On Monday, April 2, Heidi had exactly what she wanted for breakfast, and she fixed it herself. Unremarkable for most people but for the 71-year-old who was spending the first morning in a home of her own after four years in shelters, it was a miracle.
Originally from the Netherlands, Heidi came to the United States from Indonesia in the 1970s to study at Georgetown University. Things went well for decades. She took classes, worked as a translator and shared a house with friends. But an accident changed everything. She fell on the stairs while carrying laundry, and the serious break in her arm put her in the hospital – without insurance – for two weeks. The injury was to her right hand. There was no way she could work and she had no support system. She was destitute and homeless. She spent two nights sleeping in the hospital’s chapel before she learned of the Embry Rucker Homeless Shelter, “where they take care of people who have no home.”
Slender, frail, in her late 60s, plagued with congestive heart failure, vertigo and stress disorders, Heidi was frightened by the group setting at the start. “I was as afraid as anyone could be – I knew no one.” But her gentle ways, shy smile and talent for getting along soon won her friends. “I was happy to be safe,” Heidi recalled.
Safe she was but the shelter has rules on duration of stay. Time limits could be extended, but not indefinitely, and finding a home for Heidi was a challenge. There was no family to help. Heidi’s case worker, Melanie, wouldn’t give up. She tried to put together a plan that would work for Heidi. “I ran into dead end after dead end after dead end,” Melanie recalled, looking back on four years of home hunting for Heidi. “Then, thanks to the generosity of our donors, we were finally able to do great things.”
Heidi now shares a Reston Interfaith townhome with another client who works nights. The townhome is convenient to public transportation, the food pantry and shopping centers. It’s accessible, thanks to the contribution of a chair lift. Heidi’s share of the rent is paid by one of Reston Interfaith’s benefactors. Furnishings were donated by newlyweds who were combining households. “There was a lot of support for her transition,” Melanie noted.

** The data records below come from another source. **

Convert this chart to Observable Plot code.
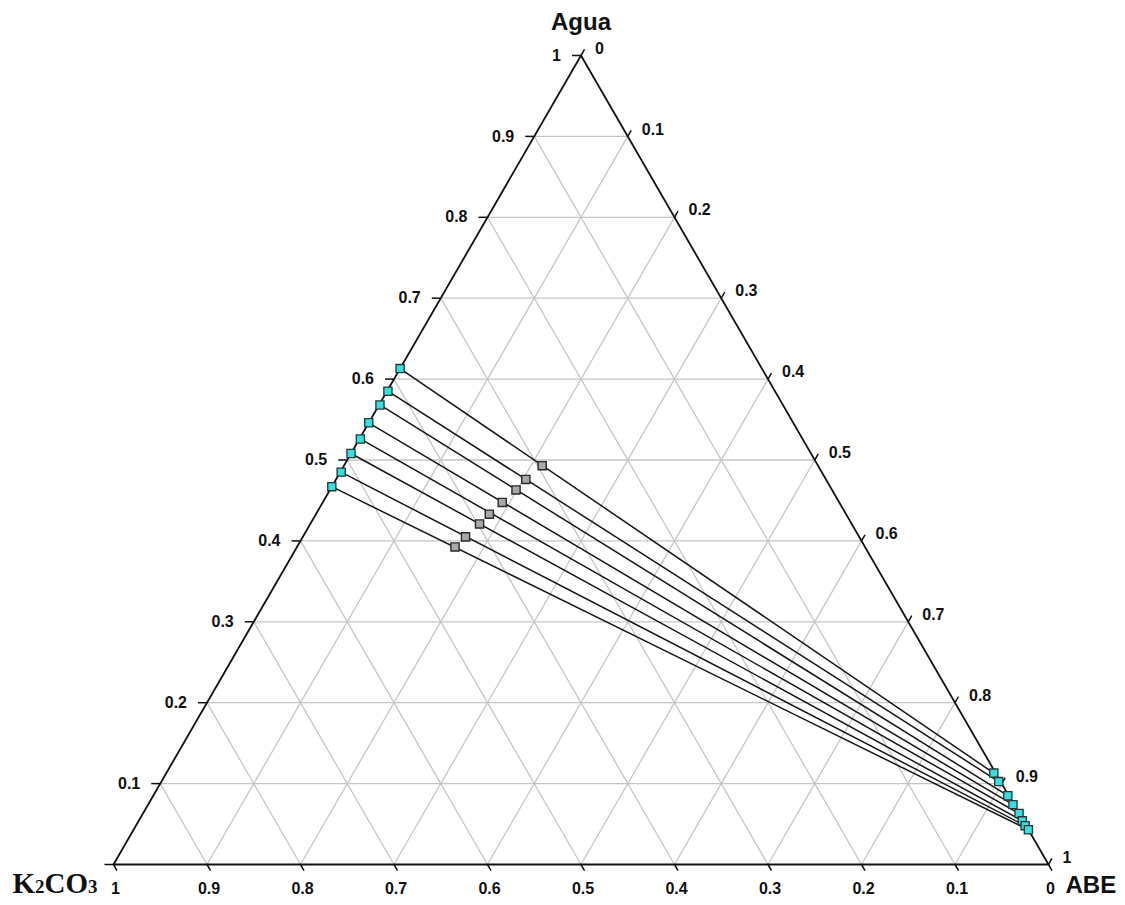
<!DOCTYPE html>
<html>
<head>
<meta charset="utf-8">
<script src="https://cdn.jsdelivr.net/npm/d3@7"></script>
<script src="https://cdn.jsdelivr.net/npm/@observablehq/plot@0.6"></script>
<style>
  html, body { margin: 0; padding: 0; background: #fff; }
  #chart svg { display: block; }
</style>
</head>
<body>
<div id="chart"></div>
<script>
// Ternary phase diagram Agua / K2CO3 / ABE with tie lines (mass fractions)

const tickValues = [0, 0.1, 0.2, 0.3, 0.4, 0.5, 0.6, 0.7, 0.8, 0.9, 1];
const tickLabels = ["0", "0.1", "0.2", "0.3", "0.4", "0.5", "0.6", "0.7", "0.8", "0.9", "1"];

// Salt-rich (bottom) phase: water and ABE fractions
const raffinateAgua = [0.613, 0.585, 0.568, 0.546, 0.526, 0.508, 0.485, 0.467];
const raffinateABE  = [0.000, 0.001, 0.001, 0.000, 0.001, 0.000, 0.001, 0.000];

// Solvent-rich (top) phase: water and K2CO3 fractions
const extractAgua  = [0.113, 0.1025, 0.085, 0.074, 0.063, 0.054, 0.048, 0.043];
const extractK2CO3 = [0.002, 0.002, 0.001, 0.001, 0.000, 0.001, 0.001, 0.000];

// Overall mixture compositions: water and ABE fractions
const feedAgua = [0.493, 0.476, 0.463, 0.4475, 0.433, 0.421, 0.405, 0.3925];
const feedABE  = [0.212, 0.203, 0.199, 0.192, 0.1855, 0.181, 0.174, 0.169];

const H = Math.sqrt(3) / 2;
// K2CO3 vertex at (0,0), ABE vertex at (1,0), Agua vertex at (0.5, H)
const xy = (agua, abe) => ({x: abe + agua / 2, y: agua * H});

const PX = 1 / 935; // one pixel in data units (isotropic scales)

const raffinate = raffinateAgua.map((w, i) => xy(w, raffinateABE[i]));
const extract = extractAgua.map((w, i) => xy(w, 1 - w - extractK2CO3[i]));
const feed = feedAgua.map((w, i) => xy(w, feedABE[i]));
const tieLines = raffinate.map((p, i) => ({x1: p.x, y1: p.y, x2: extract[i].x, y2: extract[i].y}));

// Light grid lines at every 0.1 for each component
const grid = [];
for (const t of tickValues.slice(1, -1)) {
  const a = xy(t, 0), b = xy(t, 1 - t);                 // constant Agua
  const c = xy(1 - t, 0), d = xy(0, 1 - t);             // constant K2CO3
  const e = xy(1 - t, t), f = xy(0, t);                 // constant ABE
  grid.push({x1: a.x, y1: a.y, x2: b.x, y2: b.y});
  grid.push({x1: c.x, y1: c.y, x2: d.x, y2: d.y});
  grid.push({x1: e.x, y1: e.y, x2: f.x, y2: f.y});
}

// Axis positions along each side
const leftAxis = tickValues.map((t, i) => ({...xy(t, 0), label: tickLabels[i]}));          // Agua
const bottomAxis = tickValues.map((t, i) => ({...xy(0, 1 - t), label: tickLabels[i]}));    // K2CO3
const rightAxis = tickValues.map((t, i) => ({...xy(1 - t, t), label: tickLabels[i]}));     // ABE

const leftTicks = leftAxis.map(p => ({x1: p.x, y1: p.y, x2: p.x - 9 * PX, y2: p.y}));
const bottomTicks = bottomAxis.map(p => ({x1: p.x, y1: p.y, x2: p.x + 0.5 * 7 * PX, y2: p.y - H * 7 * PX}));
const rightTicks = rightAxis.map(p => ({x1: p.x, y1: p.y, x2: p.x + 0.5 * 7 * PX, y2: p.y + H * 7 * PX}));

const triangle = [xy(0, 0), xy(1, 0), xy(0, 1), xy(0, 0)];

const vTop = xy(1, 0), vLeft = xy(0, 0), vRight = xy(0, 1);

const linkOpts = {x1: "x1", y1: "y1", x2: "x2", y2: "y2"};
const labelFont = {fontSize: 16, fontWeight: "bold", fill: "#111"};

const chart = Plot.plot({
  width: 1125,
  height: 905,
  marginLeft: 113,
  marginRight: 77,
  marginTop: 55,
  marginBottom: 41,
  x: {domain: [0, 1], axis: null},
  y: {domain: [0, H], axis: null},
  style: {background: "#fff", fontFamily: "'Liberation Sans', Arial, sans-serif"},
  marks: [
    Plot.link(grid, {...linkOpts, stroke: "#c6c6c6", strokeWidth: 1.3}),
    Plot.link(tieLines, {...linkOpts, stroke: "#151515", strokeWidth: 1.5}),
    Plot.line(triangle, {x: "x", y: "y", stroke: "#111", strokeWidth: 1.8, strokeLinejoin: "miter"}),
    Plot.link([...leftTicks, ...bottomTicks, ...rightTicks], {...linkOpts, stroke: "#111", strokeWidth: 1.5}),
    Plot.dot(feed, {x: "x", y: "y", symbol: "square", r: 4.6, fill: "#a8a8a8", stroke: "#2a2a2a", strokeWidth: 1.4}),
    Plot.dot([...raffinate, ...extract], {x: "x", y: "y", symbol: "square", r: 4.6, fill: "#3adcdc", stroke: "#1d3b3b", strokeWidth: 1.3}),
    Plot.text(leftAxis.slice(1), {x: "x", y: "y", text: "label", textAnchor: "end", dx: -20, ...labelFont}),
    Plot.text(bottomAxis, {x: "x", y: "y", text: "label", textAnchor: "middle", dx: 2, dy: 24, ...labelFont}),
    Plot.text(rightAxis, {x: "x", y: "y", text: "label", textAnchor: "start", dx: 14, dy: -7, ...labelFont}),
    Plot.text([vTop], {x: "x", y: "y", text: ["Agua"], textAnchor: "middle", dx: 0, dy: -33, fontSize: 24, fontWeight: "bold", fill: "#111"}),
    Plot.text([vRight], {x: "x", y: "y", text: ["ABE"], textAnchor: "start", dx: 17, dy: 21, fontSize: 24, fontWeight: "bold", fill: "#111"}),
    Plot.text([vLeft], {x: "x", y: "y", text: ["K2CO3"], textAnchor: "end", dx: -16, dy: 19, fontSize: 29, fontWeight: "bold", fontFamily: "'Liberation Serif', 'Times New Roman', serif", fill: "#111"})
  ]
});

// Set the formula's digits as smaller glyphs
d3.select(chart).selectAll("text")
  .filter(function () { return this.textContent === "K2CO3"; })
  .each(function () {
    const t = d3.select(this);
    t.text(null);
    t.append("tspan").text("K");
    t.append("tspan").attr("font-size", 19).text("2");
    t.append("tspan").text("CO");
    t.append("tspan").attr("font-size", 19).text("3");
  });

document.getElementById("chart").appendChild(chart);
</script>
</body>
</html>
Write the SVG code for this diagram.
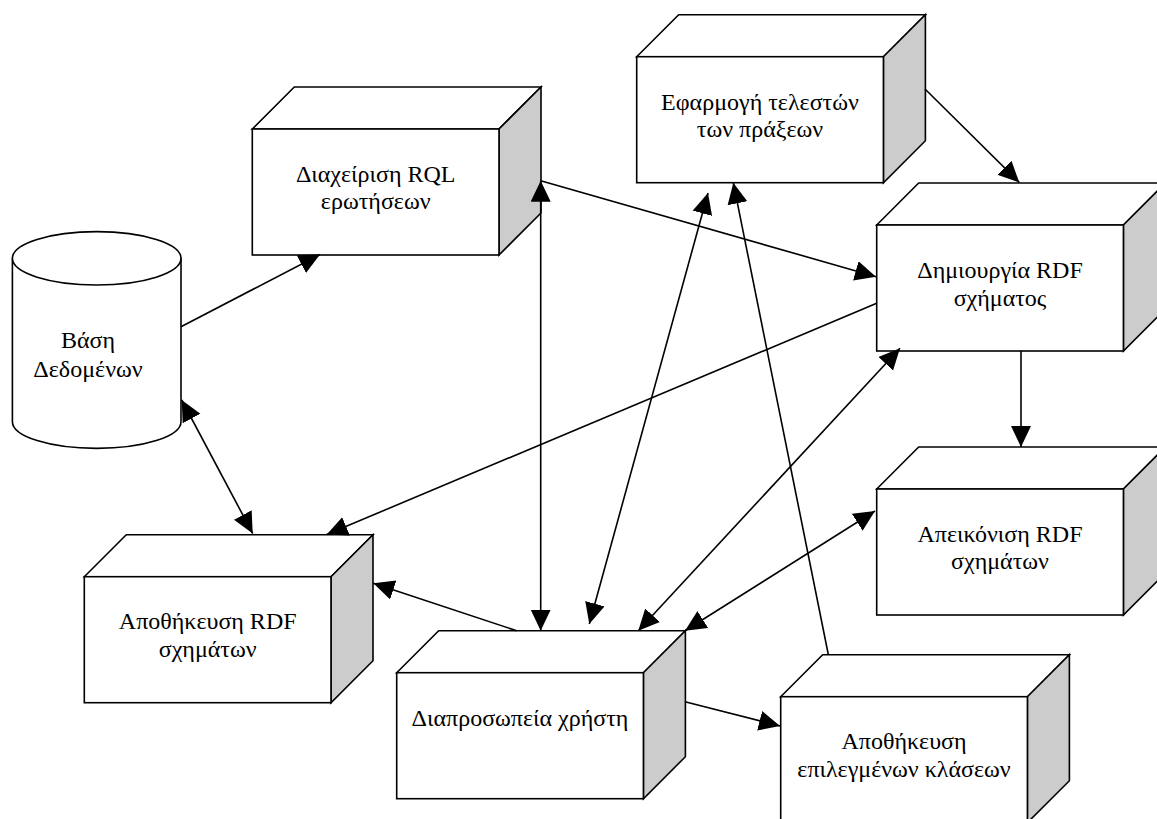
<svg xmlns="http://www.w3.org/2000/svg" width="1157" height="819" viewBox="0 0 1157 819">
<style>
.face{fill:#ffffff;stroke:#000;stroke-width:1.6;stroke-linejoin:miter}
.side{fill:#cccccc;stroke:#000;stroke-width:1.6}
.lbl{font-family:"Liberation Serif","Times New Roman",serif;font-size:24px;fill:#000;text-anchor:middle}
.con{stroke:#000;stroke-width:1.6;fill:none}
</style>
<defs>
<marker id="ah" markerUnits="userSpaceOnUse" markerWidth="22" markerHeight="21" refX="21" refY="10" orient="auto-start-reverse" viewBox="0 0 22 21">
<path d="M0,0 L21,10 L0,20 Z" fill="#000"/>
</marker>
</defs>
<rect width="1157" height="819" fill="#fff"/>

<g id="db">
<path class="face" d="M12.4,258.3 L12.4,421.7 A84.3,26.7 0 0 0 181,421.7 L181,258.3"/>
<ellipse class="face" cx="96.7" cy="258.3" rx="84.3" ry="26.7"/>
<text class="lbl" x="88" y="348.3">Βάση</text>
<text class="lbl" x="88" y="376.7">Δεδομένων</text>
</g>

<g id="rql">
<polygon class="face" points="252.3,129 294.3,87 541,87 499,129"/>
<polygon class="side" points="499,129 541,87 541,213 499,255"/>
<rect class="face" x="252.3" y="129" width="246.7" height="126"/>
<text class="lbl" x="375.7" y="181.5">Διαχείριση RQL</text>
<text class="lbl" x="375.7" y="209">ερωτήσεων</text>
</g>

<g id="operators">
<polygon class="face" points="636.7,56.7 678.7,14.7 925.4,14.7 883.4,56.7"/>
<polygon class="side" points="883.4,56.7 925.4,14.7 925.4,140.7 883.4,182.7"/>
<rect class="face" x="636.7" y="56.7" width="246.7" height="126"/>
<text class="lbl" x="760" y="109.7">Εφαρμογή τελεστών</text>
<text class="lbl" x="760" y="137">των πράξεων</text>
</g>

<g id="create">
<polygon class="face" points="876.7,225 918.7,183 1165.4,183 1123.4,225"/>
<polygon class="side" points="1123.4,225 1165.4,183 1165.4,309 1123.4,351"/>
<rect class="face" x="876.7" y="225" width="246.7" height="126"/>
<text class="lbl" x="1000" y="278">Δημιουργία RDF</text>
<text class="lbl" x="1000" y="305.5">σχήματος</text>
</g>

<g id="display">
<polygon class="face" points="876.7,489 918.7,447 1165.4,447 1123.4,489"/>
<polygon class="side" points="1123.4,489 1165.4,447 1165.4,573 1123.4,615"/>
<rect class="face" x="876.7" y="489" width="246.7" height="126"/>
<text class="lbl" x="1000" y="541.7">Απεικόνιση RDF</text>
<text class="lbl" x="1000" y="569">σχημάτων</text>
</g>

<g id="store">
<polygon class="face" points="84.3,576.7 126.3,534.7 373,534.7 331,576.7"/>
<polygon class="side" points="331,576.7 373,534.7 373,660.7 331,702.7"/>
<rect class="face" x="84.3" y="576.7" width="246.7" height="126"/>
<text class="lbl" x="207.7" y="628.7">Αποθήκευση RDF</text>
<text class="lbl" x="207.7" y="656.5">σχημάτων</text>
</g>

<g id="ui">
<polygon class="face" points="396.7,672.7 438.7,630.7 685.4,630.7 643.4,672.7"/>
<polygon class="side" points="643.4,672.7 685.4,630.7 685.4,756.7 643.4,798.7"/>
<rect class="face" x="396.7" y="672.7" width="246.7" height="126"/>
<text class="lbl" x="520" y="725.7">Διαπροσωπεία χρήστη</text>
</g>

<g id="selected">
<polygon class="face" points="780.7,696.7 822.7,654.7 1069.4,654.7 1027.4,696.7"/>
<polygon class="side" points="1027.4,696.7 1069.4,654.7 1069.4,780.7 1027.4,822.7"/>
<rect class="face" x="780.7" y="696.7" width="246.7" height="126"/>
<text class="lbl" x="904" y="748.5">Αποθήκευση</text>
<text class="lbl" x="904" y="776.5">επιλεγμένων κλάσεων</text>
</g>

<g id="connectors">
<line class="con" x1="181" y1="326.7" x2="320" y2="254.5" marker-end="url(#ah)"/>
<line class="con" x1="540.7" y1="180.7" x2="540.7" y2="630.7" marker-start="url(#ah)" marker-end="url(#ah)"/>
<line class="con" x1="540.7" y1="180.7" x2="876" y2="276.7" marker-end="url(#ah)"/>
<line class="con" x1="925" y1="89" x2="1019.3" y2="182.5" marker-end="url(#ah)"/>
<line class="con" x1="1021" y1="351" x2="1021" y2="447" marker-end="url(#ah)"/>
<line class="con" x1="876.7" y1="303.3" x2="326.7" y2="534.5" marker-end="url(#ah)"/>
<line class="con" x1="181.7" y1="400" x2="252.7" y2="533.5" marker-start="url(#ah)" marker-end="url(#ah)"/>
<line class="con" x1="516.7" y1="630.7" x2="373.3" y2="583.3" marker-end="url(#ah)"/>
<line class="con" x1="589.3" y1="624" x2="708" y2="193" marker-start="url(#ah)" marker-end="url(#ah)"/>
<line class="con" x1="828.3" y1="654.5" x2="733.3" y2="182.7" marker-end="url(#ah)"/>
<line class="con" x1="638.3" y1="630.7" x2="900" y2="348.3" marker-start="url(#ah)" marker-end="url(#ah)"/>
<line class="con" x1="685" y1="630.7" x2="875" y2="511" marker-start="url(#ah)" marker-end="url(#ah)"/>
<line class="con" x1="685" y1="701.7" x2="780" y2="726" marker-end="url(#ah)"/>
</g>
</svg>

“After four years of sharing a room with three, four or five people, I will miss the camaraderie, but I like to be alone,” Heidi said. “I will be quiet, by myself, and I will be able to concentrate. I’ll cook again and bake a little bit. I’ll garden and grow flowers. Melanie will still be part of my life – she’s a friend now. But everything else will change. I’m 71 and I’d like to do something with my life.”